§ **Given material**:
>> Begin

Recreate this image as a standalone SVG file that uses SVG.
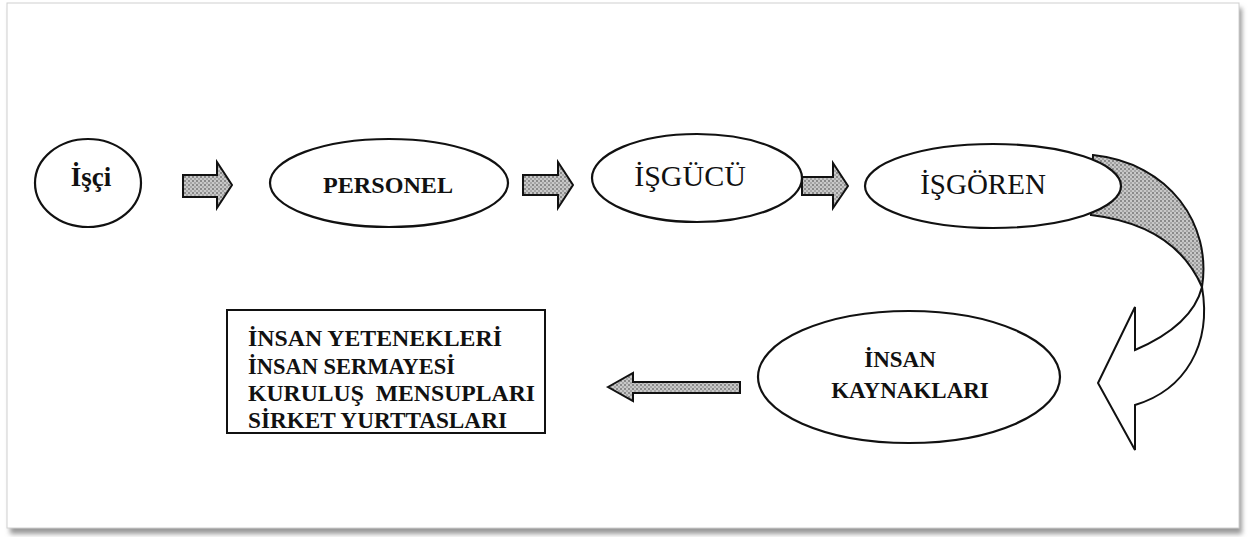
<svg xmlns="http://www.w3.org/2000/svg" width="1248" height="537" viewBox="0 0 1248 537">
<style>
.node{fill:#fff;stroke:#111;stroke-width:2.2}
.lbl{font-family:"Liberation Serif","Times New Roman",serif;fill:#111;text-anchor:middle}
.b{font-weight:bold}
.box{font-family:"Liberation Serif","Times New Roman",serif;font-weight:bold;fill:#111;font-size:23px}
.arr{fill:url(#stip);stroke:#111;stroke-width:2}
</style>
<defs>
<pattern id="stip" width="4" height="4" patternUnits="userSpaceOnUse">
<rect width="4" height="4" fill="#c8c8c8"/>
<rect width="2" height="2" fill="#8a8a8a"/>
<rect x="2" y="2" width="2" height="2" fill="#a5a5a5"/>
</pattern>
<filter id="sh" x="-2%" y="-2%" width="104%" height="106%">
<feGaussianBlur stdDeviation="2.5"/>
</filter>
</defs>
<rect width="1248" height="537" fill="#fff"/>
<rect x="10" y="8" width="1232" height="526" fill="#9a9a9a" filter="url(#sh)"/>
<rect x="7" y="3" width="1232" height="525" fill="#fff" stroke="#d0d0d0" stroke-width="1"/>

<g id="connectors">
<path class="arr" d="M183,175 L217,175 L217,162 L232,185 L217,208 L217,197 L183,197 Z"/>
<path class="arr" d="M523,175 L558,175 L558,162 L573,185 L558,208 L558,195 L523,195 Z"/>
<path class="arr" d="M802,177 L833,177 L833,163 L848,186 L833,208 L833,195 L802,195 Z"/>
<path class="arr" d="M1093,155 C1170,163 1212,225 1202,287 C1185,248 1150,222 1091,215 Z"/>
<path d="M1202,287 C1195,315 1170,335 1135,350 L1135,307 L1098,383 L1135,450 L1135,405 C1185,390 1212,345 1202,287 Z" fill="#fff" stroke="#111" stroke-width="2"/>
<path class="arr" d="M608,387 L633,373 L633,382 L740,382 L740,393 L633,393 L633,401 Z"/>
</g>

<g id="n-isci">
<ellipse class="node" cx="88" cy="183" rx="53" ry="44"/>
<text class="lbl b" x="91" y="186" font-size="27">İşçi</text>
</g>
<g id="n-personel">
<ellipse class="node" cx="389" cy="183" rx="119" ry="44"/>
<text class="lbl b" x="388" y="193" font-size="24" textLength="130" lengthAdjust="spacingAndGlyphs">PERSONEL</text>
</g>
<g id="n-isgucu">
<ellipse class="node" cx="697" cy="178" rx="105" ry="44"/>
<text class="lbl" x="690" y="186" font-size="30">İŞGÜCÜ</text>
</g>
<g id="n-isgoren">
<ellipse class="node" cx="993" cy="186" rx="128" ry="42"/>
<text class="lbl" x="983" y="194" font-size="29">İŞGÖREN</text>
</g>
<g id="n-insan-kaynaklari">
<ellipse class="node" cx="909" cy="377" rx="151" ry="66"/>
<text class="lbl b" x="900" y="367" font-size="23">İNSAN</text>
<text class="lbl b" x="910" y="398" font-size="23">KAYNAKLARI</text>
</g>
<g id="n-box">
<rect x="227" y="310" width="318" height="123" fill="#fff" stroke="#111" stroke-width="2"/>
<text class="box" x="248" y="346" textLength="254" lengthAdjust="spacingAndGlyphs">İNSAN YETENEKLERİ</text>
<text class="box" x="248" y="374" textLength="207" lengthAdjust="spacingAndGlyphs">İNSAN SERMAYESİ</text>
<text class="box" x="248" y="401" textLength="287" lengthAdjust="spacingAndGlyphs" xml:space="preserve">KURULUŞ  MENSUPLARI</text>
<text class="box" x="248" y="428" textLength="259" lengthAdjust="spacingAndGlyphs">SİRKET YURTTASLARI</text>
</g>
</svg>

>> End

§ **Exercise aim**: Quote all the lines above exactly as given. Do not include the pictures.

§ **Correct output**:
Recreate this image as a standalone SVG file that uses SVG.
<svg xmlns="http://www.w3.org/2000/svg" width="1248" height="537" viewBox="0 0 1248 537">
<style>
.node{fill:#fff;stroke:#111;stroke-width:2.2}
.lbl{font-family:"Liberation Serif","Times New Roman",serif;fill:#111;text-anchor:middle}
.b{font-weight:bold}
.box{font-family:"Liberation Serif","Times New Roman",serif;font-weight:bold;fill:#111;font-size:23px}
.arr{fill:url(#stip);stroke:#111;stroke-width:2}
</style>
<defs>
<pattern id="stip" width="4" height="4" patternUnits="userSpaceOnUse">
<rect width="4" height="4" fill="#c8c8c8"/>
<rect width="2" height="2" fill="#8a8a8a"/>
<rect x="2" y="2" width="2" height="2" fill="#a5a5a5"/>
</pattern>
<filter id="sh" x="-2%" y="-2%" width="104%" height="106%">
<feGaussianBlur stdDeviation="2.5"/>
</filter>
</defs>
<rect width="1248" height="537" fill="#fff"/>
<rect x="10" y="8" width="1232" height="526" fill="#9a9a9a" filter="url(#sh)"/>
<rect x="7" y="3" width="1232" height="525" fill="#fff" stroke="#d0d0d0" stroke-width="1"/>

<g id="connectors">
<path class="arr" d="M183,175 L217,175 L217,162 L232,185 L217,208 L217,197 L183,197 Z"/>
<path class="arr" d="M523,175 L558,175 L558,162 L573,185 L558,208 L558,195 L523,195 Z"/>
<path class="arr" d="M802,177 L833,177 L833,163 L848,186 L833,208 L833,195 L802,195 Z"/>
<path class="arr" d="M1093,155 C1170,163 1212,225 1202,287 C1185,248 1150,222 1091,215 Z"/>
<path d="M1202,287 C1195,315 1170,335 1135,350 L1135,307 L1098,383 L1135,450 L1135,405 C1185,390 1212,345 1202,287 Z" fill="#fff" stroke="#111" stroke-width="2"/>
<path class="arr" d="M608,387 L633,373 L633,382 L740,382 L740,393 L633,393 L633,401 Z"/>
</g>

<g id="n-isci">
<ellipse class="node" cx="88" cy="183" rx="53" ry="44"/>
<text class="lbl b" x="91" y="186" font-size="27">İşçi</text>
</g>
<g id="n-personel">
<ellipse class="node" cx="389" cy="183" rx="119" ry="44"/>
<text class="lbl b" x="388" y="193" font-size="24" textLength="130" lengthAdjust="spacingAndGlyphs">PERSONEL</text>
</g>
<g id="n-isgucu">
<ellipse class="node" cx="697" cy="178" rx="105" ry="44"/>
<text class="lbl" x="690" y="186" font-size="30">İŞGÜCÜ</text>
</g>
<g id="n-isgoren">
<ellipse class="node" cx="993" cy="186" rx="128" ry="42"/>
<text class="lbl" x="983" y="194" font-size="29">İŞGÖREN</text>
</g>
<g id="n-insan-kaynaklari">
<ellipse class="node" cx="909" cy="377" rx="151" ry="66"/>
<text class="lbl b" x="900" y="367" font-size="23">İNSAN</text>
<text class="lbl b" x="910" y="398" font-size="23">KAYNAKLARI</text>
</g>
<g id="n-box">
<rect x="227" y="310" width="318" height="123" fill="#fff" stroke="#111" stroke-width="2"/>
<text class="box" x="248" y="346" textLength="254" lengthAdjust="spacingAndGlyphs">İNSAN YETENEKLERİ</text>
<text class="box" x="248" y="374" textLength="207" lengthAdjust="spacingAndGlyphs">İNSAN SERMAYESİ</text>
<text class="box" x="248" y="401" textLength="287" lengthAdjust="spacingAndGlyphs" xml:space="preserve">KURULUŞ  MENSUPLARI</text>
<text class="box" x="248" y="428" textLength="259" lengthAdjust="spacingAndGlyphs">SİRKET YURTTASLARI</text>
</g>
</svg>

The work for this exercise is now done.